For the past few days I’ve been looking at the numbers on the calendar, growing more and more introspective as we inched closer to August 6. It was 26 years ago today that I learned the baby I was carrying, my second baby, had died 11 weeks into my pregnancy.

With a mother’s intuition, I had known something was wrong during that pregnancy from a couple of weeks before. The day Dennis and I — with Noah in tow — went to the midwife for my regular check up, I didn’t even take the little tape recorder with me to capture the sound of baby’s heartbeat, so convinced was I that I would hear only silence. I went back for the recorder only after Dennis insisted. But somehow I knew. Because when you are a mother sometimes you just know things about your children, even when there is no logical reason you should, even when they are still growing inside you.

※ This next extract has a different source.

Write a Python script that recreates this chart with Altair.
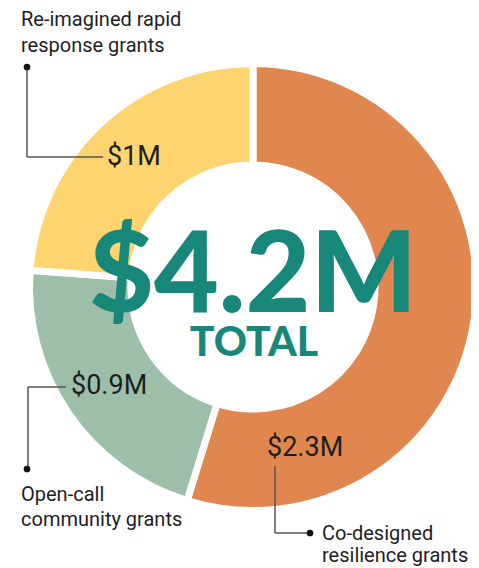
import altair as alt
import pandas as pd

# ---- data ----
categories = ["Co-designed resilience grants", "Open-call community grants", "Re-imagined rapid response grants"]
values = [2.3, 0.9, 1.0]
value_labels = ["$2.3M", "$0.9M", "$1M"]
name_lines = [["Co-designed", "resilience grants"], ["Open-call", "community grants"], ["Re-imagined rapid", "response grants"]]
slice_order = [1, 2, 3]
colors = ["#E0864F", "#9DBFA9", "#FDD46D"]
total_label = "$4.2M"
total_word = "TOTAL"

df = pd.DataFrame({"category": categories, "value": values, "order": slice_order})

OX, OY = 8, 8
def px(x):
    return x - OX
def py(y):
    return y - OY

one = alt.Data(values=[{"a": 1}])
TEAL = "#17877A"
INK = "#1E1E1E"
LINE = "#555555"

donut = alt.Chart(df).mark_arc(innerRadius=122, outerRadius=223.5, stroke="white", strokeWidth=7).encode(
    theta=alt.Theta("value:Q", stack=True),
    color=alt.Color("category:N", scale=alt.Scale(domain=categories, range=colors), legend=None),
    order=alt.Order("order:Q", sort="ascending"),
    x=alt.value(px(253)),
    y=alt.value(py(287)),
)

layers = [donut]

def text(t, x, y, size, color=INK, weight="normal", font="Roboto", align="left", baseline="middle"):
    return alt.Chart(one).mark_text(
        font=font, fontSize=size, fontWeight=weight, color=color, align=align, baseline=baseline
    ).encode(x=alt.value(px(x)), y=alt.value(py(y)), text=alt.value(t))

def rule(x1, y1, x2, y2):
    return alt.Chart(one).mark_rule(color=LINE, strokeWidth=1.5).encode(
        x=alt.value(px(x1)), y=alt.value(py(y1)), x2=alt.value(px(x2)), y2=alt.value(py(y2))
    )

def dot(x, y):
    return alt.Chart(one).mark_circle(size=45, color="#111111", opacity=1).encode(
        x=alt.value(px(x)), y=alt.value(py(y))
    )

# center text
layers.append(text(total_label, 253, 312, 112, TEAL, 900, "Lato", "center", "alphabetic"))
layers.append(text(total_word, 254, 356, 41, TEAL, 900, "Lato", "center", "alphabetic"))

# Co-designed (orange)
layers.append(text(value_labels[0], 267, 448, 27))
layers.append(rule(275, 466, 275, 533))
layers.append(rule(275, 533, 310, 533))
layers.append(dot(310, 533))
layers.append(text(name_lines[0][0], 322, 534, 20))
layers.append(text(name_lines[0][1], 322, 556, 20))

# Open-call (green)
layers.append(text(value_labels[1], 71, 386, 27))
layers.append(rule(28, 387, 66, 387))
layers.append(rule(28, 387, 28, 469))
layers.append(dot(27, 469))
layers.append(text(name_lines[1][0], 21, 495, 20))
layers.append(text(name_lines[1][1], 21, 520, 20))

# Re-imagined (yellow)
layers.append(text(value_labels[2], 107, 157, 27))
layers.append(rule(27, 67, 27, 157))
layers.append(rule(27, 157, 103, 157))
layers.append(dot(27, 67))
layers.append(text(name_lines[2][0], 21, 20, 20))
layers.append(text(name_lines[2][1], 21, 46, 20))

chart = alt.layer(*layers).properties(
    width=463, height=560, padding=0, autosize=alt.AutoSizeParams(type="none")
).configure_view(stroke=None)

chart.save("out.html", embed_options={"renderer": "svg", "actions": False})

When we went for the ultrasound to confirm the miscarriage, we saw the perfect form of our baby up on the screen. I remember Dennis looking so happy, thinking everything was okay after all, and me pointing out that the heart was still. No blinking blip. No more life.

With that same mother’s intuition, no matter how busy or stressed I am, no matter how many other things I seem to forget as I race through my life at breakneck speed, I never forget this anniversary. It is imprinted on my heart. As the date nears, I feel a stillness settling in, a quiet place amid the chaos, a space reserved just for this baby, the one I never to got hold, the one I call Grace.

In the past, I have talked about the ways Grace shaped our family by her absence rather than her presence, and that truth remains with me. I am very much aware of the fact that life would be very different had she lived. She managed to leave her mark on us, even without taking a breath. She lingers here, not only in my heart but around the edges of our lives — especially the lives of our two girls who followed her. I know them because I did not know Grace. What a sorrowful and yet beautiful impact she had on us.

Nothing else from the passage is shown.